------ Data rows

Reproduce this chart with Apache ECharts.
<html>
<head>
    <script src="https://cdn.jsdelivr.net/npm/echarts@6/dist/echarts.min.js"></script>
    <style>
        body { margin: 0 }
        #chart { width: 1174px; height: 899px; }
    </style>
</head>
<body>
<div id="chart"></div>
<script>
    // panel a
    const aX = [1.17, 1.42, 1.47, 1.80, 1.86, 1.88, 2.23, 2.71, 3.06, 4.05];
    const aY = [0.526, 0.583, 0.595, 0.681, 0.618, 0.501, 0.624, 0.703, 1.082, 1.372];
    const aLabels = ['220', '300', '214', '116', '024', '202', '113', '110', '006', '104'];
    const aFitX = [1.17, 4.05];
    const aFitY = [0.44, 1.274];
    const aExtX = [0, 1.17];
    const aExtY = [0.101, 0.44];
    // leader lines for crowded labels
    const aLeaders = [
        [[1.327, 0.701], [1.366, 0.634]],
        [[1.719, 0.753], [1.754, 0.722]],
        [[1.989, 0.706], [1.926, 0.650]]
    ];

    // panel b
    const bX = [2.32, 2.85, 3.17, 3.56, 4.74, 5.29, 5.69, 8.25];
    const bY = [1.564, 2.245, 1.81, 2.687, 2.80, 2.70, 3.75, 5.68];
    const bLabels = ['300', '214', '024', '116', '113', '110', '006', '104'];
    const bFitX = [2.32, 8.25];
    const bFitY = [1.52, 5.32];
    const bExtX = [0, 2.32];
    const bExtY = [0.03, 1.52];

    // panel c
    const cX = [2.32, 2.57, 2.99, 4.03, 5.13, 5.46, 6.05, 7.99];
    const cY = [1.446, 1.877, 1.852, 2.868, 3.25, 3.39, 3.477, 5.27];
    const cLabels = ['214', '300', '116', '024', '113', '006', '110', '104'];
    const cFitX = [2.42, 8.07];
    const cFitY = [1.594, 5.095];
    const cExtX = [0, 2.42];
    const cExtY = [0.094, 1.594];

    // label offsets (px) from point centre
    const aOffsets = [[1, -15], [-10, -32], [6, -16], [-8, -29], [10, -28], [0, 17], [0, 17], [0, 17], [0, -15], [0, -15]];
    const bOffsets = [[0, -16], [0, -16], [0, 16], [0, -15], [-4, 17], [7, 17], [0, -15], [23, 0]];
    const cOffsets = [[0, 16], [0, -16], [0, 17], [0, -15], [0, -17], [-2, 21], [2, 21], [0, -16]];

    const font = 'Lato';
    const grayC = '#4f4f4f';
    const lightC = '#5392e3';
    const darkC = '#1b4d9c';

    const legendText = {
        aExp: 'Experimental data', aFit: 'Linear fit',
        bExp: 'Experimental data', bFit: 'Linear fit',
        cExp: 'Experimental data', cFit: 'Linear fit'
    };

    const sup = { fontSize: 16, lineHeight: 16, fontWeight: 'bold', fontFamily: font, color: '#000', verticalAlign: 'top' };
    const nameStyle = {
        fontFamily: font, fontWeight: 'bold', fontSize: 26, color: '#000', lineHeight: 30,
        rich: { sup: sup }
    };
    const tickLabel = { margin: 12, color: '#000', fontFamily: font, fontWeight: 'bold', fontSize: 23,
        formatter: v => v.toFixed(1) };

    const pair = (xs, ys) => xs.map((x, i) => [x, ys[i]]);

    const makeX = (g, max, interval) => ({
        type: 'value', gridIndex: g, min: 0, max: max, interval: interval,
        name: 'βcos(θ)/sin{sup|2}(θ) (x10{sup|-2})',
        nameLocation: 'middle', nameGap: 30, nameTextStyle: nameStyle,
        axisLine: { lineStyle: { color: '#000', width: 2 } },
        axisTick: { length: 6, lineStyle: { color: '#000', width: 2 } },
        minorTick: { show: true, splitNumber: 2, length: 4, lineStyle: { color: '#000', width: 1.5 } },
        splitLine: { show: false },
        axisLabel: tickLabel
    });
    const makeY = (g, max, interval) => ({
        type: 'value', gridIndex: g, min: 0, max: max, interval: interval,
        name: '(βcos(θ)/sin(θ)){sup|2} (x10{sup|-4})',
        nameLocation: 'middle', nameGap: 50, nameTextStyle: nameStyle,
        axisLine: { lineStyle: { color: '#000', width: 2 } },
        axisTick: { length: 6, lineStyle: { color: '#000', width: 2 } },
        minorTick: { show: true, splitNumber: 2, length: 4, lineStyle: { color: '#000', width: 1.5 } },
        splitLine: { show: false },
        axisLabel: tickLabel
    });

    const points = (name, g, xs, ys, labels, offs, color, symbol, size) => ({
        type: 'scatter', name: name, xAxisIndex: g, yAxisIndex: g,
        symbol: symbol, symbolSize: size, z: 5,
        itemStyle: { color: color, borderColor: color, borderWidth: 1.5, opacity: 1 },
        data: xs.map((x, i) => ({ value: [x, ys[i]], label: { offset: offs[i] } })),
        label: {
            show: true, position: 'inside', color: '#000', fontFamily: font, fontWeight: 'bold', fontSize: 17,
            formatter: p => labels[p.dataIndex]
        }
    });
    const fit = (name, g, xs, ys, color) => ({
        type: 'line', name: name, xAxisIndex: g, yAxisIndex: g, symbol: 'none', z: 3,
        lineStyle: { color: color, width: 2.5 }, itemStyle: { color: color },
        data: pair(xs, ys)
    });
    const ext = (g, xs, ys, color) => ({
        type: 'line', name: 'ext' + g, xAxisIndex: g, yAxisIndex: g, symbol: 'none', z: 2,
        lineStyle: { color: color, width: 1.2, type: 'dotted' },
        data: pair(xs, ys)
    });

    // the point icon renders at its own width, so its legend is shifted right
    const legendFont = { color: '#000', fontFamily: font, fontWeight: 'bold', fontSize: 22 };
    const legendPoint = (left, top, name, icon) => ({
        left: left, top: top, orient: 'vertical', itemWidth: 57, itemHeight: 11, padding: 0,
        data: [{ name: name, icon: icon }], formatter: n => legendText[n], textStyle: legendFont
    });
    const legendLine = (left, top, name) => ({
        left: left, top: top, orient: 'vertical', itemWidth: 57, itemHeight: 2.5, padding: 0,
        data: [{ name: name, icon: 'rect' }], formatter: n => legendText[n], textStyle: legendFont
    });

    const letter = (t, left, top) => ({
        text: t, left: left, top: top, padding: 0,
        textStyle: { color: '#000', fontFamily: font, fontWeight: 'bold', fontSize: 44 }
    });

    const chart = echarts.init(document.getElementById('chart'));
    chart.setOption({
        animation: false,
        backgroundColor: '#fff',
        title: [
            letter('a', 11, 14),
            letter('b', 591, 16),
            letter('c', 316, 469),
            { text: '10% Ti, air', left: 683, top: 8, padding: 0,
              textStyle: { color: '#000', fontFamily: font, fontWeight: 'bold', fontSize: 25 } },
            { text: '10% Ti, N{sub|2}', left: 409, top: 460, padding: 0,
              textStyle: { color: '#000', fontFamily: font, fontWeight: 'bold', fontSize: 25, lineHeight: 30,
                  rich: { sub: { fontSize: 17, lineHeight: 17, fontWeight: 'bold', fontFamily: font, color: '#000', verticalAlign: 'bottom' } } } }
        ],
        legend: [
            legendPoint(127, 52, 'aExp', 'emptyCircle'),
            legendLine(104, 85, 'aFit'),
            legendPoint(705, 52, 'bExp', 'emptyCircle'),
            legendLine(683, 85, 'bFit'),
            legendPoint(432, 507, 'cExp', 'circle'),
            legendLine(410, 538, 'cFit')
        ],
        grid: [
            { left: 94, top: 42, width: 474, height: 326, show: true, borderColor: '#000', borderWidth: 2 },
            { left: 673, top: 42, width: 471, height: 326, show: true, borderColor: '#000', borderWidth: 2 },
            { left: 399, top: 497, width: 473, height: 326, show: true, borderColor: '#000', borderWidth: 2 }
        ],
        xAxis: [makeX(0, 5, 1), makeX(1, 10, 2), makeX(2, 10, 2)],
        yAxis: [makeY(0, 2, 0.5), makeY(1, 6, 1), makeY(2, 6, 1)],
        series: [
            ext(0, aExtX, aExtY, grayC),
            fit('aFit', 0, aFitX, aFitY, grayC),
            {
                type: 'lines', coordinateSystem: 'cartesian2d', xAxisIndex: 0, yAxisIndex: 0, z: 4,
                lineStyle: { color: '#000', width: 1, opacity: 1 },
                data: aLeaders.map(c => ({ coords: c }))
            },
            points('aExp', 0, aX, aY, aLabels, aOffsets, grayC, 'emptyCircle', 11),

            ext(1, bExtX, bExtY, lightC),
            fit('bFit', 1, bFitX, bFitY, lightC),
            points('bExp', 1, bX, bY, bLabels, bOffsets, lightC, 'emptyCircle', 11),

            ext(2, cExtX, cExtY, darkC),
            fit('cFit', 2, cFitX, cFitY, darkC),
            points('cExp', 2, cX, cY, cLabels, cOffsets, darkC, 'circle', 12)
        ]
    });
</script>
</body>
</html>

------------
------ Data rows

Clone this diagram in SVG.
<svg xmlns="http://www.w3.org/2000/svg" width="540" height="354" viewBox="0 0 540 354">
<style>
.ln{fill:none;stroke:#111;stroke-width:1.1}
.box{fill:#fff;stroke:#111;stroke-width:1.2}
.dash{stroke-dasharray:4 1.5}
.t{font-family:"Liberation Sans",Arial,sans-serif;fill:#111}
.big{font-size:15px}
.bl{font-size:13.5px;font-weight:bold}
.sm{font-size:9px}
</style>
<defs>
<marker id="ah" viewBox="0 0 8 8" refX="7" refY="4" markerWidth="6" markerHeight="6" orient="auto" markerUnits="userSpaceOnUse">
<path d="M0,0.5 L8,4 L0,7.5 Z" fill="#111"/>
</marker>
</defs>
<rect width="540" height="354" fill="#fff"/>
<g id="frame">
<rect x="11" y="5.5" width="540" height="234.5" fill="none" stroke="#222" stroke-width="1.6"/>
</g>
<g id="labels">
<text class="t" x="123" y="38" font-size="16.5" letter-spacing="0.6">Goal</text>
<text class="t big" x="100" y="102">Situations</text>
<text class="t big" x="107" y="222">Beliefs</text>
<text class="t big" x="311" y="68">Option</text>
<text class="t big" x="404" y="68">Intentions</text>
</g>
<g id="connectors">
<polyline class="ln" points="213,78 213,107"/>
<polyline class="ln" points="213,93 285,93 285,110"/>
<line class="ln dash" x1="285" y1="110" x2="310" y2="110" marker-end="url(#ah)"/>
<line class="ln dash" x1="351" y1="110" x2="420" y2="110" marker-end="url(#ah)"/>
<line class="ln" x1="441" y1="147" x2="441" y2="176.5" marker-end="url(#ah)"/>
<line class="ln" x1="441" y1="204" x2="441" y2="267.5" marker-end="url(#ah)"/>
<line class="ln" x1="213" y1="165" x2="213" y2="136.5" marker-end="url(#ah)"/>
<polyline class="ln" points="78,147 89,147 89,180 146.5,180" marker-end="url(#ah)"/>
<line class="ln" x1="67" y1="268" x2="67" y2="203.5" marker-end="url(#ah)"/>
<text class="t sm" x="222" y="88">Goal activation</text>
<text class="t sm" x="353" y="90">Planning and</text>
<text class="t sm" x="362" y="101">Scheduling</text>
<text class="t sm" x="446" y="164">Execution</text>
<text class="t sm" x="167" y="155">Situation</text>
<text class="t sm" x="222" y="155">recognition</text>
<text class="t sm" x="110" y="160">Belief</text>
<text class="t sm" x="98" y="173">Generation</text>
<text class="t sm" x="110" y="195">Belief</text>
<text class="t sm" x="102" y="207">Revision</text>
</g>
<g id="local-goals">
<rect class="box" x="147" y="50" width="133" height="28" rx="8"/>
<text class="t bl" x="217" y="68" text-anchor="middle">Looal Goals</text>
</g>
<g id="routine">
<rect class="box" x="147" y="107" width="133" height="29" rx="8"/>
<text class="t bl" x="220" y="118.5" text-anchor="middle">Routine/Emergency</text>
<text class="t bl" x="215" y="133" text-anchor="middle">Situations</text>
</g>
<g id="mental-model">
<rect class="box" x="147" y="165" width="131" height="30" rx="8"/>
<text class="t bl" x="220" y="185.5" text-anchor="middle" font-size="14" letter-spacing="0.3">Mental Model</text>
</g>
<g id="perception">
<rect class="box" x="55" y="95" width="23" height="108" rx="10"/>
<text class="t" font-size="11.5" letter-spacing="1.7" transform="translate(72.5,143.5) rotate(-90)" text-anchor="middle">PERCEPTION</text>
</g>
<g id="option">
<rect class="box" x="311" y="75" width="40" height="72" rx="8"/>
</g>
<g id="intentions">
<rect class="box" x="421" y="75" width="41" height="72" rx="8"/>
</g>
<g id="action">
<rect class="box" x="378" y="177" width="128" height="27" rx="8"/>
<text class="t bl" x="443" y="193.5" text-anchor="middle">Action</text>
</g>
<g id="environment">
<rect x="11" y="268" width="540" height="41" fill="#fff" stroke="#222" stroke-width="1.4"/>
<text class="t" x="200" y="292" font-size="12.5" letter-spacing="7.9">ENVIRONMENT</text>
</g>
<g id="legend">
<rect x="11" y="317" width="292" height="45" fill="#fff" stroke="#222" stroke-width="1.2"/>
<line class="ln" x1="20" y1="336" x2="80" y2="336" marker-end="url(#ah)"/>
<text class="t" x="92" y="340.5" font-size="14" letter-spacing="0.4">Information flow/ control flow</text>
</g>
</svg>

------------

Find the count of lines in the data above where the string "this" occurs. Provide that number alone.

● **Exercise answer**
2